[xquery-talk] An analyze-string stumper
Patrick Durusau
patrick at durusau.net
Mon Apr 23 11:50:42 PDT 2018
Joe,
Forgive the length but I'm likely to bump my head on this issue in the
future, so a fuller than necessary explanation:
Started with the simplest regex that would capture the parens:
1. fn:analyze-string("On February 13, 1968, Secretary of State Dean Rusk
sent a message to Israeli Foreign Minister Abba Eban calling upon Israel
to endorse openly Resolution 242, and on May 13 President Johnson sent a
letter to United Arab Republic (UAR) President Gamal Abdel Nasser,
urging him to seize the unique opportunity offered by the Jarring
mission to achieve peace. (79, 171) ", "\(\d.*\)")
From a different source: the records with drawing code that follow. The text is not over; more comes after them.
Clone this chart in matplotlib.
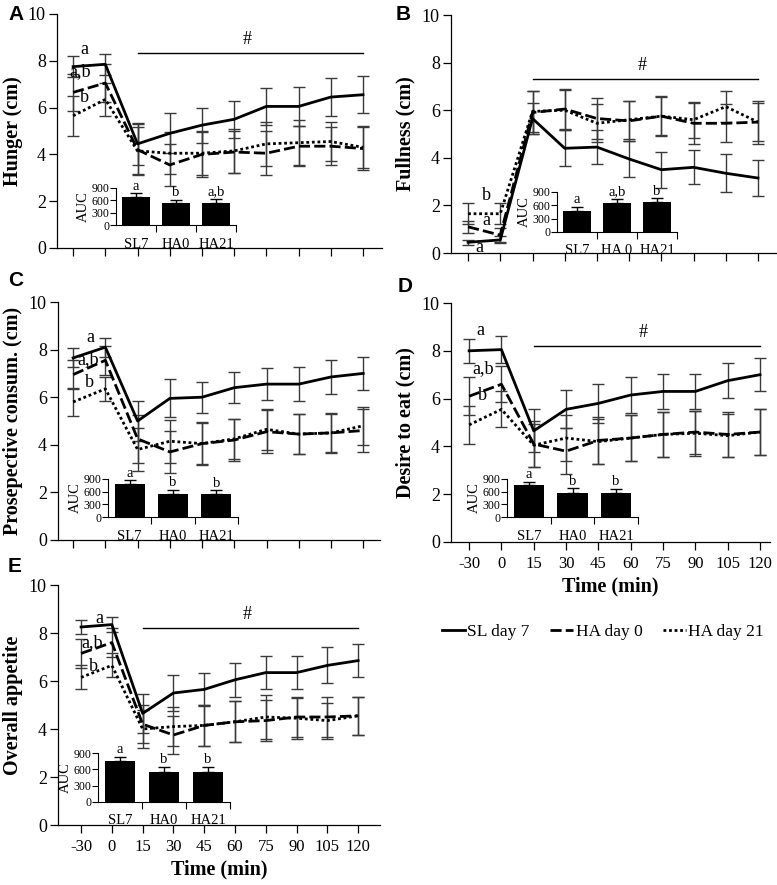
import matplotlib
matplotlib.use("Agg")
import matplotlib.pyplot as plt
from matplotlib.lines import Line2D

plt.rcParams['font.family'] = ['Liberation Serif', 'DejaVu Serif']

W, H = 777, 885

times = [-30, 0, 15, 30, 45, 60, 75, 90, 105, 120]
groups = ["SL7", "HA0", "HA21"]
legend_labels = ["SL day 7", "HA day 0", "HA day 21"]

# panel A - hunger
hunger_sl = [7.75, 7.85, 4.45, 4.9, 5.25, 5.5, 6.05, 6.05, 6.45, 6.55]
hunger_sl_err = [0.45, 0.45, 0.9, 0.85, 0.75, 0.8, 0.8, 0.85, 0.8, 0.8]
hunger_ha0 = [6.65, 7.05, 4.2, 3.55, 4.0, 4.1, 4.05, 4.35, 4.35, 4.25]
hunger_ha0_err = [0.8, 0.8, 1.1, 0.9, 0.95, 0.9, 0.95, 0.85, 0.8, 0.9]
hunger_ha21 = [5.65, 6.35, 4.15, 4.05, 4.05, 4.15, 4.45, 4.5, 4.55, 4.3]
hunger_ha21_err = [0.85, 0.7, 1.0, 0.9, 0.95, 0.95, 0.95, 0.95, 0.85, 0.9]
hunger_auc = [680, 530, 545]
hunger_auc_err = [90, 90, 95]
hunger_auc_letters = ["a", "b", "a,b"]

# panel B - fullness
full_sl = [0.45, 0.55, 5.65, 4.4, 4.45, 3.95, 3.5, 3.6, 3.35, 3.15]
full_sl_err = [0.1, 0.15, 0.65, 0.75, 0.7, 0.75, 0.75, 0.72, 0.8, 0.75]
full_ha0 = [1.1, 0.75, 5.9, 6.05, 5.65, 5.55, 5.75, 5.45, 5.45, 5.5]
full_ha0_err = [0.25, 0.3, 0.9, 0.85, 0.85, 0.85, 0.8, 0.85, 0.8, 0.8]
full_ha21 = [1.65, 1.65, 5.95, 6.0, 5.45, 5.6, 5.75, 5.6, 6.15, 5.5]
full_ha21_err = [0.45, 0.45, 0.85, 0.85, 0.8, 0.8, 0.85, 0.75, 0.65, 0.9]
full_auc = [480, 660, 680]
full_auc_err = [80, 80, 75]
full_auc_letters = ["a", "a,b", "b"]

# panel C - prospective consumption
pc_sl = [7.65, 8.1, 5.0, 5.95, 6.0, 6.4, 6.55, 6.55, 6.85, 7.0]
pc_sl_err = [0.4, 0.4, 0.85, 0.8, 0.65, 0.65, 0.68, 0.7, 0.7, 0.68]
pc_ha0 = [6.95, 7.55, 4.25, 3.7, 4.05, 4.2, 4.55, 4.45, 4.5, 4.6]
pc_ha0_err = [0.6, 0.6, 1.0, 0.9, 0.9, 0.9, 0.9, 0.85, 0.85, 0.9]
pc_ha21 = [5.8, 6.35, 3.8, 4.15, 4.05, 4.25, 4.65, 4.45, 4.5, 4.8]
pc_ha21_err = [0.6, 0.5, 0.9, 0.9, 0.85, 0.85, 0.85, 0.85, 0.8, 0.8]
pc_auc = [780, 555, 545]
pc_auc_err = [85, 90, 90]
pc_auc_letters = ["a", "b", "b"]

# panel D - desire to eat
de_sl = [8.0, 8.05, 4.65, 5.55, 5.8, 6.15, 6.3, 6.3, 6.75, 7.0]
de_sl_err = [0.5, 0.55, 0.9, 0.8, 0.8, 0.75, 0.72, 0.75, 0.72, 0.7]
de_ha0 = [6.1, 6.6, 4.1, 3.8, 4.25, 4.35, 4.5, 4.6, 4.5, 4.6]
de_ha0_err = [0.8, 0.75, 0.95, 0.95, 1.0, 0.95, 0.95, 0.9, 0.95, 0.95]
de_ha21 = [4.9, 5.55, 4.05, 4.35, 4.2, 4.35, 4.5, 4.55, 4.45, 4.6]
de_ha21_err = [0.8, 0.75, 0.9, 0.95, 0.95, 0.95, 0.95, 0.95, 0.9, 0.95]
de_auc = [755, 575, 575]
de_auc_err = [80, 100, 90]
de_auc_letters = ["a", "b", "b"]

# panel E - overall appetite
oa_sl = [8.25, 8.35, 4.65, 5.5, 5.65, 6.05, 6.35, 6.35, 6.65, 6.85]
oa_sl_err = [0.3, 0.3, 0.8, 0.75, 0.7, 0.7, 0.7, 0.7, 0.75, 0.7]
oa_ha0 = [7.15, 7.6, 4.2, 3.75, 4.15, 4.3, 4.35, 4.5, 4.5, 4.55]
oa_ha0_err = [0.6, 0.6, 0.8, 0.8, 0.85, 0.85, 0.85, 0.85, 0.85, 0.8]
oa_ha21 = [6.15, 6.65, 4.0, 4.1, 4.15, 4.3, 4.5, 4.45, 4.35, 4.55]
oa_ha21_err = [0.5, 0.5, 0.8, 0.8, 0.85, 0.85, 0.9, 0.85, 0.75, 0.8]
oa_auc = [750, 550, 550]
oa_auc_err = [75, 95, 90]
oa_auc_letters = ["a", "b", "b"]


def px_axes(fig, l, t, r, b):
    return fig.add_axes([l / W, 1 - b / H, (r - l) / W, (b - t) / H])


styles = [dict(ls='-', lw=2.0), dict(ls=(0, (4, 1.5)), lw=2.0), dict(ls=(0, (1, 1)), lw=2.0)]
xpos = list(range(len(times)))


def draw_panel(ax, series, errs, ylabel, xlim, show_xlabels, letters, hash_y, label_x):
    for vals, err in zip(series, errs):
        ax.errorbar(xpos, vals, yerr=err, fmt='none', ecolor='#3a3a3a',
                    elinewidth=1.0, capsize=4, capthick=1.0, zorder=2)
    for vals, st in zip(series, styles):
        ax.plot(xpos, vals, color='black', zorder=3, **st)
    ax.set_xlim(*xlim)
    ax.set_ylim(0, 10)
    ax.set_yticks([0, 2, 4, 6, 8, 10])
    ax.set_xticks(xpos)
    ax.spines['top'].set_visible(False)
    ax.spines['right'].set_visible(False)
    for s in ['left', 'bottom']:
        ax.spines[s].set_linewidth(0.9)
    ax.tick_params(direction='out', length=6, width=0.9)
    ax.tick_params(axis='y', labelsize=13, pad=2)
    ax.tick_params(axis='x', labelsize=12, pad=4)
    if show_xlabels:
        ax.set_xticklabels([str(t) for t in times])
        ax.set_xlabel("Time (min)", fontsize=14.5, fontweight='bold', labelpad=3)
    else:
        ax.set_xticklabels([])
    ax.set_ylabel(ylabel, fontsize=14.5, fontweight='bold')
    ax.yaxis.set_label_coords(label_x, 0.5)
    for (x, y, s) in letters:
        ax.text(x, y, s, fontsize=13, ha='center', va='center')
    if hash_y is not None:
        ax.plot([2, 9], [hash_y, hash_y], color='black', lw=1.0)
        ax.text(5.4, hash_y + 0.2, "#", fontsize=13, ha='center', va='bottom')


def draw_inset(ax, vals, errs, letters, ticklabels):
    pos = [0, 1, 2]
    ax.bar(pos, vals, width=0.7, color='black', zorder=2)
    ax.errorbar(pos, vals, yerr=[[0, 0, 0], errs], fmt='none', ecolor='black',
                elinewidth=1.0, capsize=4, capthick=1.0, clip_on=False, zorder=3)
    for p, v, e, s in zip(pos, vals, errs, letters):
        ax.text(p, v + e + 15, s, fontsize=10.5, ha='center', va='bottom')
    ax.set_xlim(-0.5, 2.5)
    ax.set_ylim(0, 900)
    ax.set_yticks([0, 300, 600, 900])
    ax.set_xticks(pos)
    ax.set_xticklabels(ticklabels)
    ax.set_xticks([0.5, 1.5, 2.5], minor=True)
    ax.tick_params(axis='x', which='major', length=0, pad=9, labelsize=10.5)
    ax.tick_params(axis='x', which='minor', length=5, width=0.8)
    ax.tick_params(axis='y', length=4, width=0.8, labelsize=8.5, pad=1)
    ax.spines['top'].set_visible(False)
    ax.spines['right'].set_visible(False)
    ax.set_ylabel("AUC", fontsize=10.5, labelpad=1)
    ax.patch.set_alpha(0)


fig = plt.figure(figsize=(W / 100, H / 100), dpi=100)

# A
axA = px_axes(fig, 57, 14, 382, 248)
draw_panel(axA, [hunger_sl, hunger_ha0, hunger_ha21],
           [hunger_sl_err, hunger_ha0_err, hunger_ha21_err],
           "Hunger (cm)", (-0.5, 9.59), False,
           [(0.35, 8.5, "a"), (0.23, 7.55, "a,b"), (0.35, 6.45, "b")], 8.35, -0.105)
insA = px_axes(fig, 116, 188, 236, 225)
draw_inset(insA, hunger_auc, hunger_auc_err, hunger_auc_letters, groups)

# B
axB = px_axes(fig, 451, 15, 777, 253)
draw_panel(axB, [full_sl, full_ha0, full_ha21],
           [full_sl_err, full_ha0_err, full_ha21_err],
           "Fullness (cm)", (-0.53, 9.59), False,
           [(0.57, 2.4, "b"), (0.57, 1.35, "a"), (0.36, 0.22, "a")], 7.3, -0.11)
insB = px_axes(fig, 557, 192, 677, 232)
draw_inset(insB, full_auc, full_auc_err, full_auc_letters, ["SL7", "HA 0", "HA21"])

# C
axC = px_axes(fig, 58, 302, 380, 540)
draw_panel(axC, [pc_sl, pc_ha0, pc_ha21],
           [pc_sl_err, pc_ha0_err, pc_ha21_err],
           "Prosepective consum. (cm)", (-0.47, 9.52), False,
           [(0.52, 8.5, "a"), (0.46, 7.6, "a,b"), (0.52, 6.6, "b")], None, -0.108)
insC = px_axes(fig, 108, 479, 238, 517)
draw_inset(insC, pc_auc, pc_auc_err, pc_auc_letters, groups)

# D
axD = px_axes(fig, 451, 303, 770, 542)
draw_panel(axD, [de_sl, de_ha0, de_ha21],
           [de_sl_err, de_ha0_err, de_ha21_err],
           "Desire to eat (cm)", (-0.56, 9.31), True,
           [(0.34, 8.85, "a"), (0.42, 7.25, "a,b"), (0.42, 6.15, "b")], 8.2, -0.11)
insD = px_axes(fig, 507, 479, 638, 517)
draw_inset(insD, de_auc, de_auc_err, de_auc_letters, groups)

# E
axE = px_axes(fig, 58, 585, 380, 825)
draw_panel(axE, [oa_sl, oa_ha0, oa_ha21],
           [oa_sl_err, oa_ha0_err, oa_ha21_err],
           "Overall appetite", (-0.75, 9.71), True,
           [(0.59, 8.6, "a"), (0.35, 7.6, "a,b"), (0.4, 6.6, "b")], 8.2, -0.108)
insE = px_axes(fig, 98, 753, 230, 802)
draw_inset(insE, oa_auc, oa_auc_err, oa_auc_letters, groups)

# panel letters
for letter, x, y in [("A", 8, 14), ("B", 396, 15), ("C", 8, 280), ("D", 398, 287), ("E", 8, 566)]:
    fig.text(x / W, 1 - y / H, letter, fontsize=15, fontweight='bold',
             family=['Liberation Sans', 'DejaVu Sans'], ha='left', va='center')

handles = [Line2D([0], [0], color='black', **st) for st in styles]
fig.legend(handles, legend_labels, loc='center', bbox_to_anchor=(603 / W, 1 - 632 / H),
           ncol=3, frameon=False, fontsize=12.5, handlelength=1.3, handletextpad=0.15,
           columnspacing=1.2)

fig.savefig("out.png", dpi=100)
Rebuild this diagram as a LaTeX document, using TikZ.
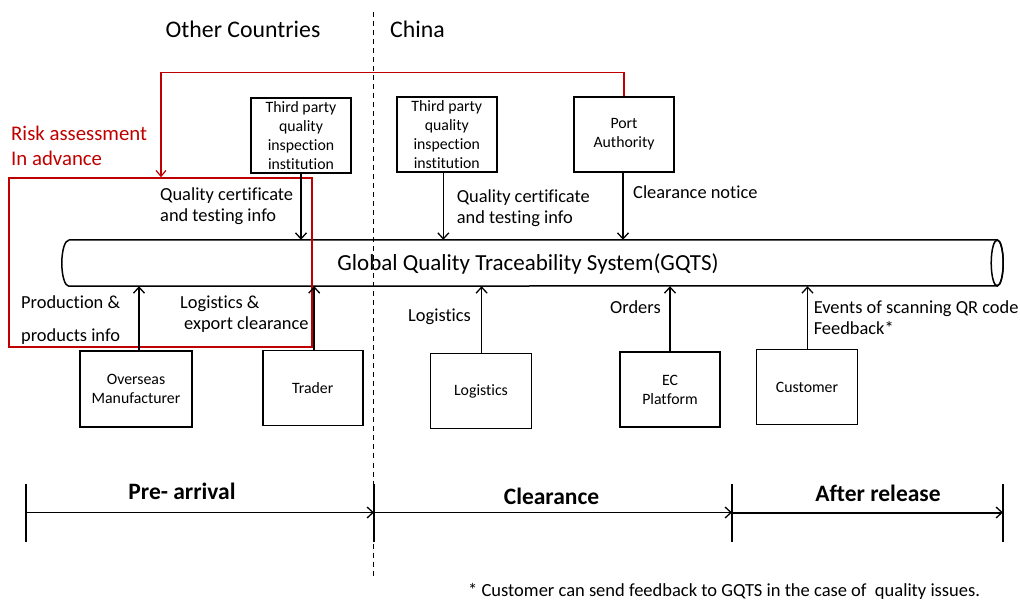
\documentclass[tikz,border=0pt]{standalone}
\usepackage{fontspec}
\setmainfont{Carlito}[Ligatures=NoCommon]
\usetikzlibrary{arrows.meta}
\definecolor{riskred}{HTML}{C00000}
\tikzset{
  box/.style={draw=black, line width=1.9pt, minimum width=100pt, minimum height=75pt, inner sep=0pt, align=center, font=\fontsize{15.8}{19}\selectfont},
  lbl/.style={anchor=base west, inner sep=0pt, font=\fontsize{18.4}{22}\selectfont},
  arr/.style={line width=1.6pt, -{Straight Barb[length=6pt,width=11pt,line width=1.3pt]}},
  redarr/.style={draw=riskred, line width=1.4pt, -{Straight Barb[length=6pt,width=10pt,line width=1.2pt]}},
  phase/.style={font=\bfseries\fontsize{23.5}{28}\selectfont, inner sep=0pt},
  head/.style={font=\fontsize{23.8}{28}\selectfont, inner sep=0pt, anchor=base west},
  tick/.style={line width=1.4pt},
}
\begin{document}
\begin{tikzpicture}[x=1pt,y=-1pt]
\useasboundingbox (0,0) rectangle (1020,601);
\fill[white] (0,0) rectangle (1020,601);

% divider
\coordinate (dtop) at (373,12.5);
\coordinate (dbot) at (373,578);
\draw[line width=1pt, dash pattern=on 5pt off 4pt] (dtop) -- (dbot);

% headers
\node[head] (hoc) at (165.5,37.3) {Other Countries};
\node[head] (hch) at (390,37.3) {China};

% GQTS cylinder
\node[minimum width=928pt, minimum height=46pt, inner sep=0pt] (gqts) at (533,263) {};
\draw[line width=1.5pt] (gqts.north west) -- (gqts.north east)
   arc[start angle=-90, end angle=90, x radius=6, y radius=23]
   -- (gqts.south west)
   arc[start angle=90, end angle=270, x radius=7, y radius=23];
\draw[line width=1.5pt] (gqts.east) ellipse[x radius=6, y radius=23];
\node[font=\fontsize{23}{27}\selectfont, inner sep=0pt] (gqtstext) at (528,263.5) {Global Quality Traceability System(GQTS)};

% boxes
\node[box] (tp1) at (301,135.2) {Third party\\quality\\inspection\\institution};
\node[box] (tp2) at (446.8,134.5) {Third party\\quality\\inspection\\institution};
\node[box] (port) at (624,134.5) {Port\\Authority};
\node[box, minimum width=112pt, minimum height=76pt] (manu) at (136,389) {Overseas\\Manufacturer};
\node[box] (trader) at (312.7,388) {Trader};
\node[box, minimum width=101pt] (logi) at (481,391) {Logistics};
\node[box] (ec) at (670,389.5) {EC\\Platform};
\node[box, minimum width=101pt] (cust) at (807,387) {Customer};

% red risk box
\node[draw=riskred, line width=1.4pt, minimum width=303pt, minimum height=169pt, inner sep=0pt] (risk) at (160.5,262.5) {};
\node[lbl, text=riskred, font=\fontsize{20.8}{25}\selectfont] (risk1) at (11,141) {Risk assessment};
\node[lbl, text=riskred, font=\fontsize{20.8}{25}\selectfont] (risk2) at (11,166) {In advance};
\coordinate (rtop) at (161,72.5);
\draw[redarr] (port.north) |- (rtop) -- (rtop |- risk.north);

% arrows down into GQTS
\draw[arr] (tp1.south) -- (tp1.south |- gqts.north);
\draw[arr] ([xshift=-3.5pt]tp2.south) -- ([xshift=-3.5pt]tp2.south |- gqts.north);
\draw[arr] ([xshift=-1pt]port.south) -- ([xshift=-1pt]port.south |- gqts.north);

% arrows up into GQTS
\draw[arr] ([xshift=3pt]manu.north) -- ([xshift=3pt]manu.north |- gqts.south);
\draw[arr, line width=2pt] ([xshift=1.5pt]trader.north) -- ([xshift=1.5pt]trader.north |- gqts.south);
\draw[arr] ([xshift=0.6pt]logi.north) -- ([xshift=0.6pt]logi.north |- gqts.south);
\draw[arr] (ec.north) -- (ec.north |- gqts.south);
\draw[arr] ([xshift=0.5pt]cust.north) -- ([xshift=0.5pt]cust.north |- gqts.south);

% labels
\node[lbl] (qc1a) at (160,200.5) {Quality certificate};
\node[lbl] (qc1b) at (160,222) {and testing info};
\node[lbl] (qc2a) at (456.6,202.7) {Quality certificate};
\node[lbl] (qc2b) at (456.6,224) {and testing info};
\node[lbl] (clr) at (633,198.3) {Clearance notice};
\node[lbl] (prod1) at (21,308.3) {Production \&};
\node[lbl] (prod2) at (21,341.7) {products info};
\node[lbl] (lex1) at (180,308.3) {Logistics \&};
\node[lbl] (lex2) at (184,330) {export clearance};
\node[lbl] (logl) at (408,321.7) {Logistics};
\node[lbl] (ord) at (610,313.3) {Orders};
\node[lbl] (ev1) at (813.6,313.3) {Events of scanning QR code};
\node[lbl] (ev2) at (813.6,335) {Feedback*};

% timeline
\coordinate (t0) at (26,512.5);
\coordinate (t1) at (374,512.5);
\coordinate (t2) at (732,512.5);
\coordinate (t3) at (1003,512.5);
\foreach \t in {t0,t1,t2,t3} {\draw[tick] ([yshift=-29.5pt]\t) -- ([yshift=29pt]\t);}
\draw[arr] (t0) -- (t1);
\draw[arr] (t1) -- (t2);
\draw[arr, line width=2pt] (t2) -- (t3);
\node[phase] (pre) at (182,491) {Pre- arrival};
\node[phase] (clrp) at (551.5,496) {Clearance};
\node[phase] (aft) at (878,493) {After release};

% footnote
\node[lbl, font=\fontsize{18.5}{22}\selectfont] (foot) at (468,596.5) {* Customer can send feedback to GQTS in the case of\ \ quality issues.};
\end{tikzpicture}
\end{document}
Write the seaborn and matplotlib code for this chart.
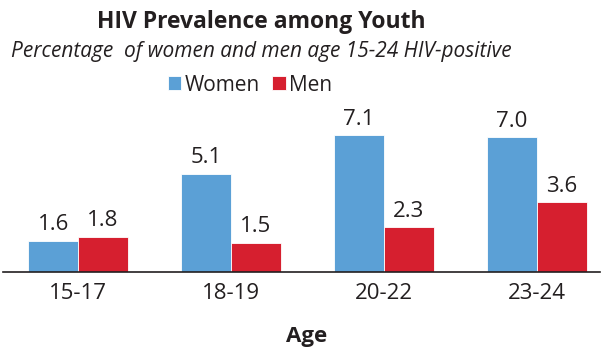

1. Result: <fn:analyze-string-result
xmlns:fn="http://www.w3.org/2005/xpath-functions">
<fn:non-match>On February 13, 1968, Secretary of State Dean Rusk sent
a message to Israeli Foreign Minister Abba Eban calling upon Israel to
endorse openly Resolution 242, and on May 13 President Johnson sent a
letter to United Arab Republic </fn:non-match>
<fn:match>(UAR) President Gamal Abdel Nasser, urging him to seize the
unique opportunity offered by the Jarring mission to achieve peace. (79,
171)</fn:match>
<fn:non-match> </fn:non-match>
</fn:analyze-string-result>
OK, so what do we know about the desired matches? Digits plus (, ) with
no spaces. Yes?
2. fn:analyze-string("On February 13, 1968, Secretary of State Dean Rusk
sent a message to Israeli Foreign Minister Abba Eban calling upon Israel
to endorse openly Resolution 242, and on May 13 President Johnson sent a
letter to United Arab Republic (UAR) President Gamal Abdel Nasser,
urging him to seize the unique opportunity offered by the Jarring
mission to achieve peace. (79, 171) ", "\(\d, \d+\)")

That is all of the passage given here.